## Problem details:
Write out the data again exactly, skipping every picture.

-- START OF Recorded information --

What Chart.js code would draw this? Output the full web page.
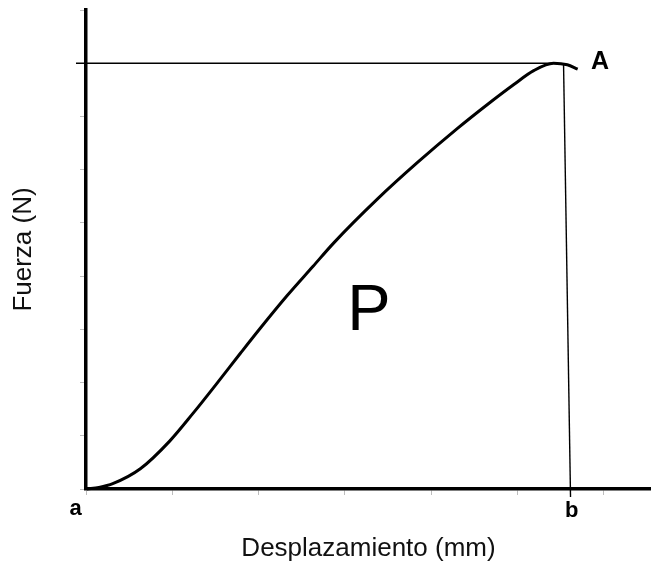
<!DOCTYPE html>
<html>
<head>
<meta charset="utf-8">
<script src="https://cdn.jsdelivr.net/npm/chart.js@4/dist/chart.umd.min.js"></script>
<style>
  html, body { margin: 0; padding: 0; background: #fff; }
  #wrap { width: 651px; height: 564px; position: relative; }
</style>
</head>
<body>
<div id="wrap"><canvas id="c"></canvas></div>
<script>
// ---- data ----
const curveX = [0.01, 0.15, 0.31, 0.63, 0.97, 1.24, 1.52, 1.79, 2.02, 2.33, 2.63, 2.87, 3.38, 3.84, 4.31, 4.65, 4.96, 5.19, 5.42, 5.58, 5.70];
const curveY = [0.00, 0.03, 0.10, 0.38, 0.90, 1.42, 1.99, 2.55, 3.02, 3.63, 4.18, 4.62, 5.45, 6.13, 6.78, 7.22, 7.60, 7.86, 8.00, 7.97, 7.89];
const peakLineX = [-0.116, 5.44];
const peakLineY = [8.0, 8.0];
const dropLineX = [5.536, 5.617];
const dropLineY = [8.0, -0.15];
const xTicks = [0, 1, 2, 3, 4, 5, 6];
const yTicks = [0, 1, 2, 3, 4, 5, 6, 7, 8, 9];
const annotLabels = ['P', 'A', 'a', 'b'];
const annotX = [3.28, 5.96, -0.12, 5.63];
const annotY = [3.33, 8.03, -0.37, -0.41];
const xTitle = 'Desplazamiento (mm)';
const yTitle = 'Fuerza (N)';

const toPts = (xs, ys) => xs.map((x, i) => ({ x: x, y: ys[i] }));

const annotStyles = [
  { font: '65px "Liberation Sans", Arial, sans-serif' },
  { font: 'bold 25px "Liberation Sans", Arial, sans-serif' },
  { font: 'bold 22px "Liberation Sans", Arial, sans-serif' },
  { font: 'bold 22px "Liberation Sans", Arial, sans-serif' }
];

const annotPlugin = {
  id: 'annot',
  afterDatasetsDraw(chart) {
    const { ctx, scales: { x, y } } = chart;
    ctx.save();
    ctx.fillStyle = '#000';
    ctx.textAlign = 'center';
    ctx.textBaseline = 'middle';
    annotLabels.forEach((t, i) => {
      ctx.font = annotStyles[i].font;
      ctx.fillText(t, x.getPixelForValue(annotX[i]), y.getPixelForValue(annotY[i]));
    });
    ctx.restore();
  }
};

new Chart(document.getElementById('c'), {
  type: 'scatter',
  data: {
    datasets: [
      {
        data: toPts(curveX, curveY),
        showLine: true,
        borderColor: '#000',
        borderWidth: 3,
        pointRadius: 0,
        cubicInterpolationMode: 'monotone',
        clip: false
      },
      {
        data: toPts(peakLineX, peakLineY),
        showLine: true,
        borderColor: '#000',
        borderWidth: 1.6,
        pointRadius: 0,
        clip: false
      },
      {
        data: toPts(dropLineX, dropLineY),
        showLine: true,
        borderColor: '#000',
        borderWidth: 1.4,
        pointRadius: 0,
        clip: false
      }
    ]
  },
  options: {
    responsive: true,
    maintainAspectRatio: false,
    animation: false,
    layout: { padding: { top: 10, right: 0, left: 0, bottom: 0 } },
    plugins: { legend: { display: false }, tooltip: { enabled: false } },
    scales: {
      x: {
        type: 'linear',
        min: 0,
        max: 6.55,
        afterBuildTicks(scale) { scale.ticks = xTicks.map(v => ({ value: v })); },
        afterFit(scale) { scale.height = 564 - 489; },
        ticks: { display: false },
        grid: { drawOnChartArea: false, drawTicks: true, tickLength: 6, color: '#bdbdbd', lineWidth: 1 },
        border: { display: true, color: '#000', width: 3.5 },
        title: {
          display: true,
          text: xTitle,
          color: '#111',
          font: { family: '"Liberation Sans", Arial, sans-serif', size: 26, lineHeight: 1.2 },
          padding: { top: 0, bottom: 0 }
        }
      },
      y: {
        type: 'linear',
        min: 0,
        max: 9,
        afterBuildTicks(scale) { scale.ticks = yTicks.map(v => ({ value: v })); },
        afterFit(scale) { scale.width = 86; },
        ticks: { display: false },
        grid: { drawOnChartArea: false, drawTicks: true, tickLength: 6, color: '#bdbdbd', lineWidth: 1 },
        border: { display: true, color: '#000', width: 3.5 },
        title: {
          display: true,
          text: yTitle,
          color: '#111',
          font: { family: '"Liberation Sans", Arial, sans-serif', size: 26, lineHeight: 1.2 },
          padding: { top: 8, bottom: 0 }
        }
      }
    }
  },
  plugins: [annotPlugin]
});
</script>
</body>
</html>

-- END OF Recorded information --

## Finished task:
What Chart.js code would draw this? Output the full web page.
<!DOCTYPE html>
<html>
<head>
<meta charset="utf-8">
<script src="https://cdn.jsdelivr.net/npm/chart.js@4/dist/chart.umd.min.js"></script>
<style>
  html, body { margin: 0; padding: 0; background: #fff; }
  #wrap { width: 651px; height: 564px; position: relative; }
</style>
</head>
<body>
<div id="wrap"><canvas id="c"></canvas></div>
<script>
// ---- data ----
const curveX = [0.01, 0.15, 0.31, 0.63, 0.97, 1.24, 1.52, 1.79, 2.02, 2.33, 2.63, 2.87, 3.38, 3.84, 4.31, 4.65, 4.96, 5.19, 5.42, 5.58, 5.70];
const curveY = [0.00, 0.03, 0.10, 0.38, 0.90, 1.42, 1.99, 2.55, 3.02, 3.63, 4.18, 4.62, 5.45, 6.13, 6.78, 7.22, 7.60, 7.86, 8.00, 7.97, 7.89];
const peakLineX = [-0.116, 5.44];
const peakLineY = [8.0, 8.0];
const dropLineX = [5.536, 5.617];
const dropLineY = [8.0, -0.15];
const xTicks = [0, 1, 2, 3, 4, 5, 6];
const yTicks = [0, 1, 2, 3, 4, 5, 6, 7, 8, 9];
const annotLabels = ['P', 'A', 'a', 'b'];
const annotX = [3.28, 5.96, -0.12, 5.63];
const annotY = [3.33, 8.03, -0.37, -0.41];
const xTitle = 'Desplazamiento (mm)';
const yTitle = 'Fuerza (N)';

const toPts = (xs, ys) => xs.map((x, i) => ({ x: x, y: ys[i] }));

const annotStyles = [
  { font: '65px "Liberation Sans", Arial, sans-serif' },
  { font: 'bold 25px "Liberation Sans", Arial, sans-serif' },
  { font: 'bold 22px "Liberation Sans", Arial, sans-serif' },
  { font: 'bold 22px "Liberation Sans", Arial, sans-serif' }
];

const annotPlugin = {
  id: 'annot',
  afterDatasetsDraw(chart) {
    const { ctx, scales: { x, y } } = chart;
    ctx.save();
    ctx.fillStyle = '#000';
    ctx.textAlign = 'center';
    ctx.textBaseline = 'middle';
    annotLabels.forEach((t, i) => {
      ctx.font = annotStyles[i].font;
      ctx.fillText(t, x.getPixelForValue(annotX[i]), y.getPixelForValue(annotY[i]));
    });
    ctx.restore();
  }
};

new Chart(document.getElementById('c'), {
  type: 'scatter',
  data: {
    datasets: [
      {
        data: toPts(curveX, curveY),
        showLine: true,
        borderColor: '#000',
        borderWidth: 3,
        pointRadius: 0,
        cubicInterpolationMode: 'monotone',
        clip: false
      },
      {
        data: toPts(peakLineX, peakLineY),
        showLine: true,
        borderColor: '#000',
        borderWidth: 1.6,
        pointRadius: 0,
        clip: false
      },
      {
        data: toPts(dropLineX, dropLineY),
        showLine: true,
        borderColor: '#000',
        borderWidth: 1.4,
        pointRadius: 0,
        clip: false
      }
    ]
  },
  options: {
    responsive: true,
    maintainAspectRatio: false,
    animation: false,
    layout: { padding: { top: 10, right: 0, left: 0, bottom: 0 } },
    plugins: { legend: { display: false }, tooltip: { enabled: false } },
    scales: {
      x: {
        type: 'linear',
        min: 0,
        max: 6.55,
        afterBuildTicks(scale) { scale.ticks = xTicks.map(v => ({ value: v })); },
        afterFit(scale) { scale.height = 564 - 489; },
        ticks: { display: false },
        grid: { drawOnChartArea: false, drawTicks: true, tickLength: 6, color: '#bdbdbd', lineWidth: 1 },
        border: { display: true, color: '#000', width: 3.5 },
        title: {
          display: true,
          text: xTitle,
          color: '#111',
          font: { family: '"Liberation Sans", Arial, sans-serif', size: 26, lineHeight: 1.2 },
          padding: { top: 0, bottom: 0 }
        }
      },
      y: {
        type: 'linear',
        min: 0,
        max: 9,
        afterBuildTicks(scale) { scale.ticks = yTicks.map(v => ({ value: v })); },
        afterFit(scale) { scale.width = 86; },
        ticks: { display: false },
        grid: { drawOnChartArea: false, drawTicks: true, tickLength: 6, color: '#bdbdbd', lineWidth: 1 },
        border: { display: true, color: '#000', width: 3.5 },
        title: {
          display: true,
          text: yTitle,
          color: '#111',
          font: { family: '"Liberation Sans", Arial, sans-serif', size: 26, lineHeight: 1.2 },
          padding: { top: 8, bottom: 0 }
        }
      }
    }
  },
  plugins: [annotPlugin]
});
</script>
</body>
</html>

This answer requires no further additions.